Prompt:
Restate the listing below word for word, omitting any images.

Supplied information:
☆ ☆ ☆ ☆

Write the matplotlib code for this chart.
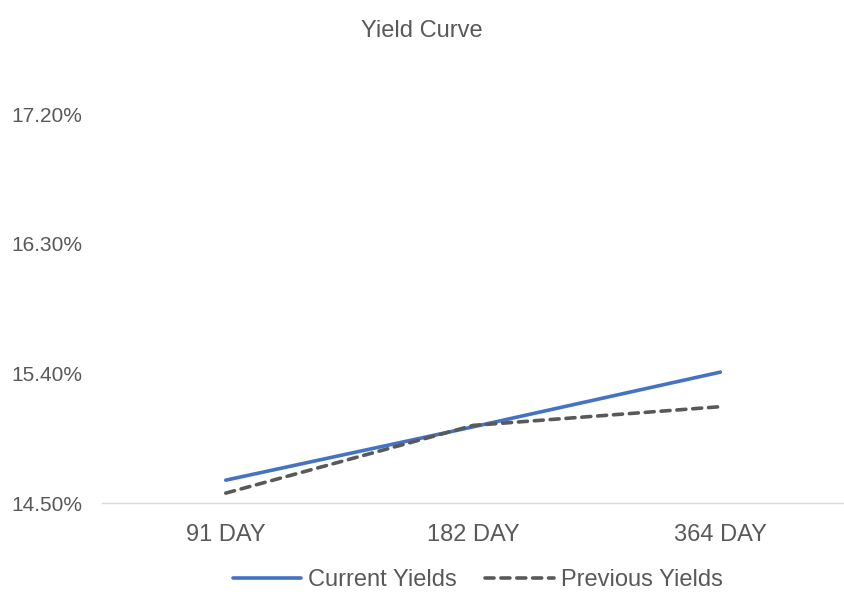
import matplotlib
matplotlib.use("Agg")
import matplotlib.pyplot as plt
from matplotlib.ticker import FuncFormatter

tenors = ["91 DAY", "182 DAY", "364 DAY"]
current_yields = [14.66, 15.03, 15.41]
previous_yields = [14.57, 15.04, 15.17]
y_ticks = [14.50, 15.40, 16.30, 17.20]

plt.rcParams["font.family"] = ["Liberation Sans", "DejaVu Sans"]
text_col = "#595959"

fig = plt.figure(figsize=(8.44, 5.92), dpi=100)
ax = fig.add_axes([0.121, 0.150, 0.879, 0.657])

x = range(len(tenors))
ax.plot(x, current_yields, color="#4472C4", lw=2.6, label="Current Yields",
        solid_capstyle="round")
ax.plot(x, previous_yields, color="#595959", lw=2.6, ls=(0, (2.5, 1.9)),
        label="Previous Yields", dash_capstyle="round")

ax.set_xlim(-0.5, 2.5)
ax.set_ylim(14.5, 17.2)
ax.set_yticks(y_ticks)
ax.yaxis.set_major_formatter(FuncFormatter(lambda v, p: f"{v:.2f}%"))
ax.set_xticks(list(x))
ax.set_xticklabels(tenors)

for s in ["top", "right", "left"]:
    ax.spines[s].set_visible(False)
ax.spines["bottom"].set_color("#D9D9D9")
ax.spines["bottom"].set_linewidth(1.0)
ax.tick_params(axis="both", length=0, colors=text_col)
ax.tick_params(axis="y", pad=14, labelsize=15)
ax.tick_params(axis="x", pad=15, labelsize=17)

fig.text(0.5, 0.947, "Yield Curve", ha="center", va="center", fontsize=17,
         color=text_col)

leg = fig.legend(loc="center", bbox_to_anchor=(0.566, 0.020), ncol=2,
                 frameon=False, fontsize=17, handlelength=2.9,
                 handletextpad=0.3, columnspacing=1.2)
for t in leg.get_texts():
    t.set_color(text_col)

fig.savefig("out.png", dpi=100)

☆ ☆ ☆ ☆

Answer for the task:
Write the matplotlib code for this chart.
import matplotlib
matplotlib.use("Agg")
import matplotlib.pyplot as plt
from matplotlib.ticker import FuncFormatter

tenors = ["91 DAY", "182 DAY", "364 DAY"]
current_yields = [14.66, 15.03, 15.41]
previous_yields = [14.57, 15.04, 15.17]
y_ticks = [14.50, 15.40, 16.30, 17.20]

plt.rcParams["font.family"] = ["Liberation Sans", "DejaVu Sans"]
text_col = "#595959"

fig = plt.figure(figsize=(8.44, 5.92), dpi=100)
ax = fig.add_axes([0.121, 0.150, 0.879, 0.657])

x = range(len(tenors))
ax.plot(x, current_yields, color="#4472C4", lw=2.6, label="Current Yields",
        solid_capstyle="round")
ax.plot(x, previous_yields, color="#595959", lw=2.6, ls=(0, (2.5, 1.9)),
        label="Previous Yields", dash_capstyle="round")

ax.set_xlim(-0.5, 2.5)
ax.set_ylim(14.5, 17.2)
ax.set_yticks(y_ticks)
ax.yaxis.set_major_formatter(FuncFormatter(lambda v, p: f"{v:.2f}%"))
ax.set_xticks(list(x))
ax.set_xticklabels(tenors)

for s in ["top", "right", "left"]:
    ax.spines[s].set_visible(False)
ax.spines["bottom"].set_color("#D9D9D9")
ax.spines["bottom"].set_linewidth(1.0)
ax.tick_params(axis="both", length=0, colors=text_col)
ax.tick_params(axis="y", pad=14, labelsize=15)
ax.tick_params(axis="x", pad=15, labelsize=17)

fig.text(0.5, 0.947, "Yield Curve", ha="center", va="center", fontsize=17,
         color=text_col)

leg = fig.legend(loc="center", bbox_to_anchor=(0.566, 0.020), ncol=2,
                 frameon=False, fontsize=17, handlelength=2.9,
                 handletextpad=0.3, columnspacing=1.2)
for t in leg.get_texts():
    t.set_color(text_col)

fig.savefig("out.png", dpi=100)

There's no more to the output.